[pacman-dev] Alternatives system

Andrew Gregory andrew.gregory.8 at gmail.com
Mon Apr 1 04:12:18 UTC 2019


On 04/01/19 at 09:56am, Allan McRae wrote:
> Hi all,
> 
> I plan to finish implementing an alternatives system for pacman post 5.2
> release:
> https://wiki.archlinux.org/index.php/User:Allan/Alternatives
> 
> Any comments or suggestions?

"All alternatives are symlinked in /usr/bin so no need to specify the
full path."

Why?  Arch puts all executables in /usr/bin but other users may not.

"TODO bikeshed the separator"

We're in the rather unfortunate position that neither of our database
formats can handle multiple arbitrary filenames on a single line
without escaping.  We can use -> in PKGBUILDs if you like, but for
.PKGINFO and desc files I would pick a single character to make
escaping easier.

You don't mention anywhere on the wiki what happens when a package is
removed.  I'm guessing alpm would remove the alternative if the link
target is owned by the package and call a callback to prompt the user
to select a new provider?  That means the upgrade logic will need to
track whether the new version still provides the alternative.

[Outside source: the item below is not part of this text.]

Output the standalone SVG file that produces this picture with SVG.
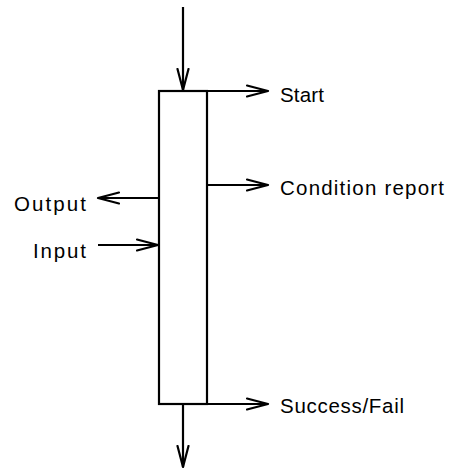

How would packages that provide a file as an alternative interact with
those that provide it directly?  What happens if an alternative is
installed and then a user attempts to install a package that provides
that file directly?  Does that just fail as a file conflict?  What if
the package that provides the file directly is uninstalled?  We'd have
to scan the local database for every single file we remove (or at
least those in usr/bin, if that stands) in case any packages provide
that file as an alternative.

Overall, I'm torn between "this seems really neat" and "this seems
like a lot of complexity for something we don't /really/ need".  So,
I'm going to play devil's advocate here: what's the advantage of this
over the existing solutions?  The example you give is bin/sh.  On
Arch, that could be solved by the user with NoExtract.  For a more
general solution, the bin/sh link could be distributed by itself in
sh-bash and sh-dash packages.  It's not very aesthetically pleasing,
but it gets the job done with just what we already have.